The change is visible in clinics too. “In the last decade, we are seeing more young people coming in with depression, anxiety, and related conditions. Academic pressure, economic stress, social isolation and digitalisation are all playing a role here,” said Dr. Arman Ibne Haq, an associate professor of psychiatry in Bangladesh Medical College.

Yet the relief is not always permanent. Many patients say the benefits fade after weeks or months, leading to higher doses or constant drug-switching. Sarah, a 21-year-old student, described the cycle: “My mood improved when I started, but after a few weeks it wasn’t working as well. I had to increase the dosage.”

Her experience echoes what many others report: an exhausting search for stability that never fully arrives.

Then comes the problem of stopping. While antidepressants are not addictive in the way opioids or nicotine are, sudden withdrawal can unleash a storm of side effects, brain zaps, nausea, insomnia, and irritability. In Bangladesh, where follow-up care is limited and cost often forces patients to quit abruptly, the fallout can be devastating.

“It was horrible when I stopped after six months,” recalled Mashfiq. “I’d get brain zaps, and every time I closed my eyes, my head spun. The overthinking came back too.”

Beyond the withdrawal, side effects of antidepressants can range from weight gain to sexual dysfunction to even emotional blunting. “I do feel emotionally numb,” Sarah admitted. “I think I even got meaner to people than before.” Relief, for some, comes at the price of muted joy.

That gap between suppressing pain and addressing its roots worries professionals. “Medication was always meant to be only part of the treatment,” said the psychiatrist. “It should be combined with therapy, lifestyle adjustments, and social support. Otherwise, we are just medicating symptoms, not solving actual problems.”

The larger question lingers: Are we medicalising sadness while ignoring the social roots of distress—loneliness, toxic family environments, relentless academic competition, and economic pressure? By focusing only on brain chemistry, do we risk overlooking the human context of suffering?

“People in Bangladesh are becoming more aware and caring about their mental health and that is a welcome change,” said the doctor. “Still, the actual treatments remain far from accessible.

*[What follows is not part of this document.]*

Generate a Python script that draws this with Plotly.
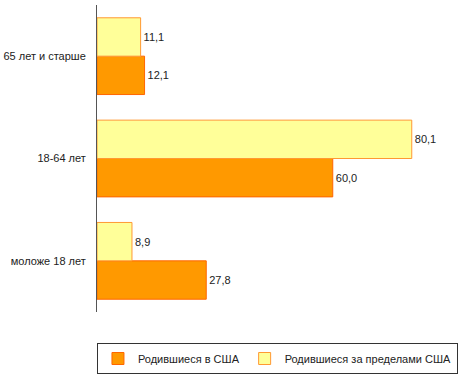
import plotly.graph_objects as go

categories = ["моложе 18 лет", "18-64 лет", "65 лет и старше"]
born_us = [27.8, 60.0, 12.1]
born_abroad = [8.9, 80.1, 11.1]
series_names = ["Родившиеся в США", "Родившиеся за пределами США"]

FONT = "Liberation Sans, Arial"

fig = go.Figure()
fig.add_trace(go.Bar(
    y=categories, x=born_us, orientation="h", name=series_names[0],
    marker=dict(color="#FF9900", line=dict(color="#FF6600", width=1)),
    texttemplate="%{x:.1f}", textposition="outside",
    textfont=dict(family=FONT, size=11, color="#222222"),
    cliponaxis=False,
))
fig.add_trace(go.Bar(
    y=categories, x=born_abroad, orientation="h", name=series_names[1],
    marker=dict(color="#FFFF99", line=dict(color="#FF9933", width=1)),
    texttemplate="%{x:.1f}", textposition="outside",
    textfont=dict(family=FONT, size=11, color="#222222"),
    cliponaxis=False,
))

fig.update_layout(
    width=474, height=377,
    margin=dict(l=97, r=43, t=5, b=65, autoexpand=False),
    paper_bgcolor="white", plot_bgcolor="white",
    barmode="group", bargap=0.25, bargroupgap=0,
    separators=", ",
    font=dict(family=FONT, size=11, color="#222222"),
    xaxis=dict(range=[0, 85], showgrid=False, zeroline=False, showline=False,
               showticklabels=False, ticks="", automargin=False),
    yaxis=dict(categoryorder="array", categoryarray=categories, automargin=False,
               showgrid=False, zeroline=False, showline=True, linecolor="#555555",
               linewidth=1, ticks="", ticklabelstandoff=8,
               tickfont=dict(family=FONT, size=11, color="#222222")),
    showlegend=True,
    legend=dict(orientation="h", traceorder="normal",
                x=-0.0001, xanchor="left", y=-0.101, yanchor="top",
                bordercolor="#333333", borderwidth=1, bgcolor="white",
                font=dict(family=FONT, size=11, color="#222222"),
                itemwidth=30, tracegroupgap=0),
)

fig.write_html("out.html", config={"displayModeBar": False},
               post_script="document.body.style.margin='0';")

We have a long way to go here.”

Antidepressants are neither miracle cures nor villains. They can buy time, restore function, and even save lives. But pills alone cannot heal the deeper wounds of the mind or society. In Bangladesh, where counselling and therapy remain scarce, they may serve as the first bridge to care. But it is a bridge that must be crossed with caution, compassion, and broader access to real mental health support. True wellness will require not just medication, but also empathy, community, and a commitment to treating the whole person.